Wednesday, February 03, 2010

Bises EWWWWWW









The kiss on both cheeks - les “bisous” – are the French (contami)national symbol for hello and goodbye. Even in the dead of winter when microbes are ubiquitous throughout the air and “la grippe A” (a very chic, French, pretty way to say “swine flu”) is spreading rapidly, Parisiens insist on kissing each other despite the obvious danger to the kissee. They call this art “La Bise.”
I can’t even tell you how many times someone has “bisoused” me (bisou v. {bee-zoo-d} to give the two-cheeked French kiss greeting) and after I say “ça va?” respond with “oh, by the way I have the stomach flu” or “no, in fact, I have a very contagious strain of ebola.” The thought would never occur to said French person to perhaps – gasp! – NOT give the bisous considering the illness? But of course – bisouing in France is like breathing, you simply just do it naturally. Except of course to perhaps your boss or someone in a business meeting or an elder. But then you get into the whole “vous” vs. “tu” debate and, well, that’s just too complicated for a Wednesday afternoon. The French take their bisous very seriously. Going out to a group dinner is, in fact, one of France’s unspoken national sports. Before one can sit down at the table, one must give two kisses (or three if your fellow diners hail from certain regions of Southern France) on the cheeks of each guest and THEN, before leaving, another table round. For a dinner of 10 people, that’s a total of 40 kisses, and 20 left-to-right neck movements. I’ve figured it out. THAT’S the French paradox. THAT’S how they stay so thin. Forget “the smaller portions sizes” or “their metabolism” – they perform the equivalent of a quarter triathlon before and after every meal.
A message to all Parisians: THINK before you bisou. Have a cold? I don’t. I don’t want one. Shake my hand if you must – I’m American, I always carry Purell in my purse of course – but please, no bisEWWW. And with that, I must go – I have to go do some neck exercises to get in shape for a big dinner with some friends later tonight…

5 comments:

hayjane said...

Hey Rebecca - awesome blog and loving all the Paris puns. Can I pick your brains? I'm coming over to paris for just one day from London in a couple of weeks and would love some suggestions and ideas for what a twentysomething girl should do and see. I'll be on my own so all rather scary!

Hayley

Caroll said...

Ahah very funny !
I'm french and truly sometimes I really get bored of kissing everyone like you said! See : I'm in the highschool, so EVERY morning I have tomake "La bise " to ALL my 1.friends, 2.people who I used to know but I don't care anymore, 3.people I've never really know but my friends know them so since i'm close they kiss me because it's POLITE!
So yes truly La bise c'est chiant!
Sacré français!
By the way, c'est bien toi qui chronique le cinéma sur Le grand journal souvent non?

Rebecca Leffler said...

HayJane, I can't figure out how to respond to you but give me your email, happy to send my fave spots in Paris.
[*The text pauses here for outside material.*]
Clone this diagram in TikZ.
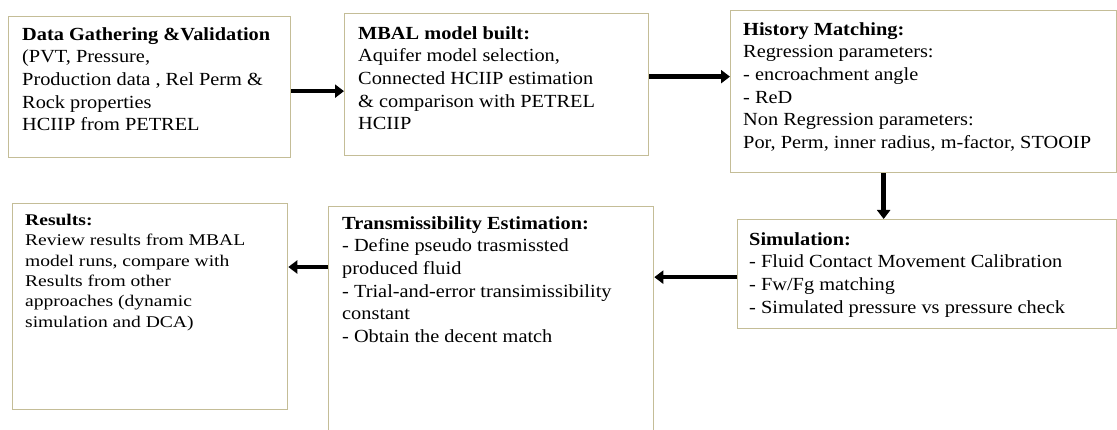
\documentclass[tikz,border=0pt]{standalone}
\usepackage{fontspec}
\setmainfont[FakeStretch=1.1]{Liberation Serif}
\newfontfamily\widefont[FakeStretch=1.2]{Liberation Serif}
\usetikzlibrary{arrows.meta}
\definecolor{boxline}{RGB}{196,189,151}
\tikzset{stepbox/.style={rectangle,draw=boxline,line width=1.3pt,anchor=north west,inner sep=0pt},
	 steptext/.style={anchor=north west,align=left,inner sep=0pt,font=\fontsize{18.5}{22.7}\selectfont},
	 flow/.style={line width=4.5pt,-{Triangle[length=9pt,width=13pt]}}
	 }
\begin{document}
\begin{tikzpicture}[x=1pt,y=-1pt] % workflow for MBAL study
	\useasboundingbox (0,0) rectangle (1117,430);
	\node[stepbox,minimum width=282pt,minimum height=141pt] (gather) at (8,16) {};
	\node[stepbox,minimum width=304pt,minimum height=142pt] (mbal) at (344,13) {};
	\node[stepbox,minimum width=386pt,minimum height=162pt] (history) at (730,10) {};
	\node[stepbox,minimum width=379pt,minimum height=109pt] (sim) at (737,219) {};
	\node[stepbox,minimum width=325pt,minimum height=240pt] (trans) at (328,206) {};
	\node[stepbox,minimum width=275pt,minimum height=206pt] (results) at (12,203) {};
	\node[steptext] (gathertxt) at ([shift={(14pt,-11pt)}]gather.north west)
		{\textbf{Data Gathering \&Validation}\\(PVT, Pressure,\\Production data , Rel Perm \&\\Rock properties\\HCIIP from PETREL};
	\node[steptext] (mbaltxt) at ([shift={(14pt,-13pt)}]mbal.north west)
		{\textbf{MBAL model built:}\\Aquifer model selection,\\Connected HCIIP estimation\\\& comparison with PETREL\\HCIIP};
	\node[steptext] (historytxt) at ([shift={(13pt,-12pt)}]history.north west)
		{\textbf{History Matching:}\\Regression parameters:\\- encroachment angle\\- ReD\\Non Regression parameters:\\Por, Perm, inner radius, m-factor, STOOIP};
	\node[steptext] (simtxt) at ([shift={(12pt,-13pt)}]sim.north west)
		{\textbf{Simulation:}\\- Fluid Contact Movement Calibration\\- Fw/Fg matching\\- Simulated pressure vs pressure check};
	\node[steptext] (transtxt) at ([shift={(14pt,-10pt)}]trans.north west)
		{\textbf{Transmissibility Estimation:}\\- Define pseudo trasmissted\\produced fluid\\- Trial-and-error transimissibility\\constant\\- Obtain the decent match};
	\node[steptext,font=\widefont\fontsize{16.3}{20.3}\selectfont] (resultstxt) at ([shift={(13pt,-11pt)}]results.north west)
		{\textbf{Results:}\\Review results  from MBAL\\model runs, compare with\\Results from other\\approaches (dynamic\\simulation and DCA)};
	\draw[flow] ([yshift=-4pt]gather.east) -- ([yshift=-4pt]gather.east -| mbal.west);
	\draw[flow] ([yshift=8pt]mbal.east) -- ([yshift=8pt]mbal.east -| history.west);
	\draw[flow] ([xshift=-40pt]history.south) -- ([xshift=-40pt]history.south |- sim.north);
	\draw[flow] ([yshift=-3pt]sim.west) -- ([yshift=-3pt]sim.west -| trans.east);
	\draw[flow] ([yshift=-61pt]trans.north west) -- ([yshift=-61pt]trans.north west -| results.east);
\end{tikzpicture}
\end{document}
Caroll, oui c'est bien moi l'américaine au "Grand Journal" ! Maintenant tu pourras donner des vrais HUGS à tes amis au lycée, on vais revolutionner la France !!

Bisous à vous tous, and thanks for reading le blog !!!

Shannon said...

Rebecca,
You've addressed one of my favorite subjects. I too have a blog on this very theme, we even made some of the same comments?! Crazy.
http://jenesaisquoi-blog.blogspot.com/2010/01/kiss-kiss-xoxo-cough-cough.html

Loved yours, hope you like mine too!
Shan

SaRaH said...

and in Lyon, 2 bises but they start on the left side. In Paris on the right side.
When I arrived il Lyon, it was quite perturbing for me, still is...
I love how American hugs each others.